The following is the definition of integral scheme as mentioned here
Let $X$ be a scheme. We say $X$ is integral if it is nonempty and for every nonempty affine open $\operatorname{Spec}(R)=U \subset X$ the ring $R$ is an integral domain.
How do I show that for any open set $U$, $\mathcal{O}_X(U)$ is an integral domain?
On
You can write $U=\bigcup_{i\in I}U_i$ where $U_i$ is non empty affine and open. Let $f,g\in O_X(U)$ such that $fg=0$. Denote by $f_i$ the restriction of $f$ to $U_i$, you have $f_ig_i=0$, this implies that $f_i=0$ or $g_i=0$. Lemma 27.3.4 of your reference shows that $X$ is irreducible and reduced, this implies that $U_i$ is dense, suppose $f_i=0$, $\{f(x)=0\subset X\}$ is a closed subset which contains the dense subset $U_i$ so it is $X$.

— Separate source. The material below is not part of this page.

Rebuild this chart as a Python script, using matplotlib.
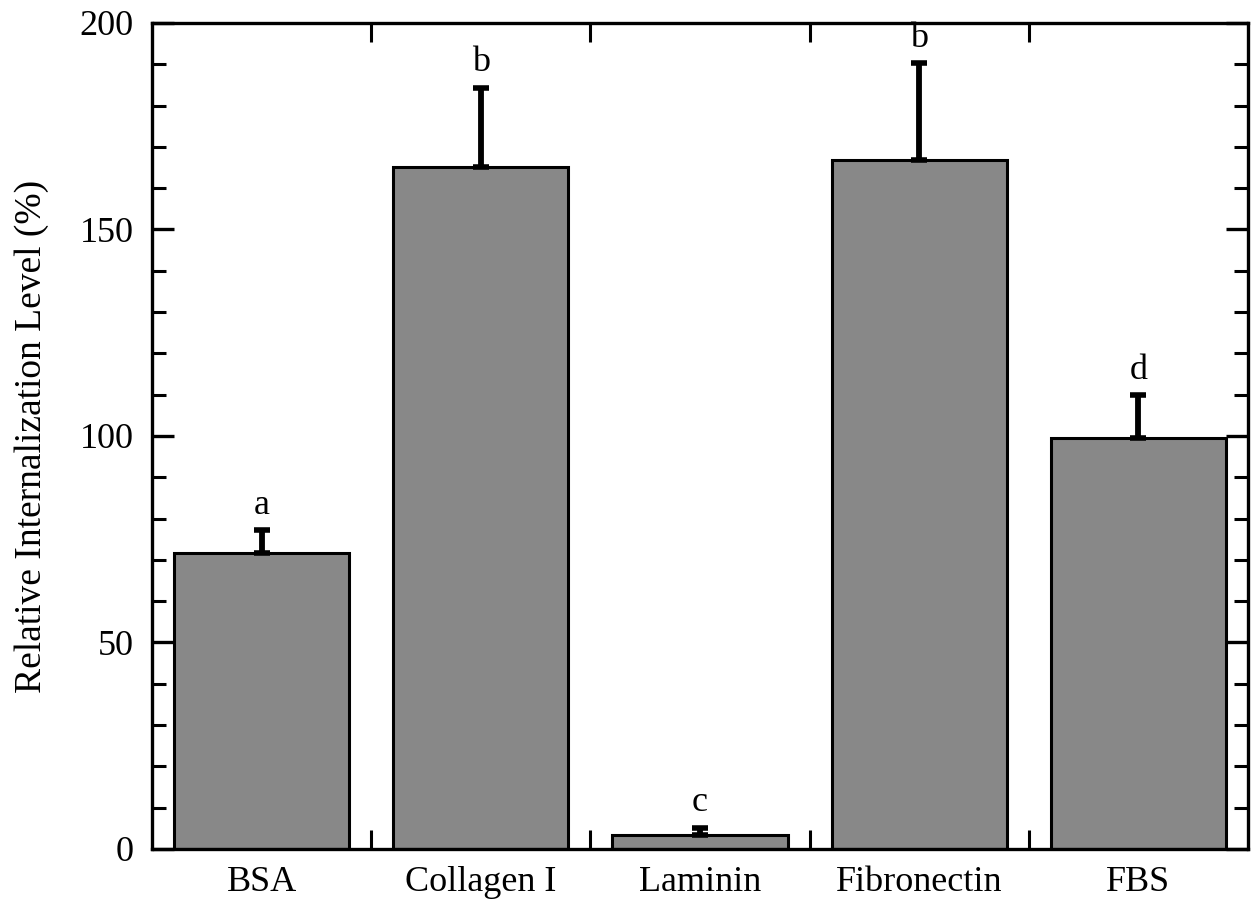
import matplotlib
matplotlib.use("Agg")
import matplotlib.pyplot as plt
import numpy as np
from matplotlib.ticker import MultipleLocator, FixedLocator

categories = ["BSA", "Collagen I", "Laminin", "Fibronectin", "FBS"]
values = [71.7, 165.1, 3.4, 166.8, 99.5]
errors = [5.5, 19.2, 1.8, 23.5, 10.4]
letters = ["a", "b", "c", "b", "d"]

plt.rcParams["font.family"] = ["Liberation Serif", "DejaVu Serif"]

fig = plt.figure(figsize=(12.53, 9.05), dpi=100)
ax = fig.add_axes([0.1213, 0.0619, 0.8747, 0.9127])

x = np.arange(len(categories))
ax.bar(x, values, width=0.8, color="#888888", edgecolor="black", linewidth=2.2, zorder=2)
ax.errorbar(x, values, yerr=[np.zeros(len(values)), errors], fmt="none",
            ecolor="black", elinewidth=4.2, capsize=5.5, capthick=4, zorder=3)

for xi, v, e, lab in zip(x, values, errors, letters):
    ax.annotate(lab, (xi, v + e), xytext=(0, 6), textcoords="offset points",
                ha="center", va="bottom", fontsize=26)

ax.set_xlim(-0.5, 4.5)
ax.set_ylim(0, 200)
ax.set_xticks(x)
ax.set_xticklabels(categories, fontsize=26)
ax.tick_params(axis="x", which="major", length=0, pad=12)
ax.xaxis.set_minor_locator(FixedLocator([0.5, 1.5, 2.5, 3.5]))
ax.tick_params(axis="x", which="minor", direction="in", length=14, width=2.2,
               top=True, bottom=True)

ax.yaxis.set_major_locator(MultipleLocator(50))
ax.yaxis.set_minor_locator(MultipleLocator(10))
ax.tick_params(axis="y", which="major", direction="in", length=16, width=2.4,
               left=True, right=True, labelsize=26, pad=13)
ax.tick_params(axis="y", which="minor", direction="in", length=10, width=2.2,
               left=True, right=True)

ax.set_ylabel("Relative Internalization Level (%)", fontsize=27, labelpad=22)

for s in ax.spines.values():
    s.set_linewidth(2.4)

fig.savefig("out.png", dpi=100)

First, $X$ is irreducible: if not, then I could find two nonempty disjoint affine opens and the coordinate ring of their union would not be a domain. For all affine open $U \subseteq X$, then, $\mathscr O(U)$ injects into its localization $R(X)$, the function field of $X$. Hence the same is true for arbitrary open $U$.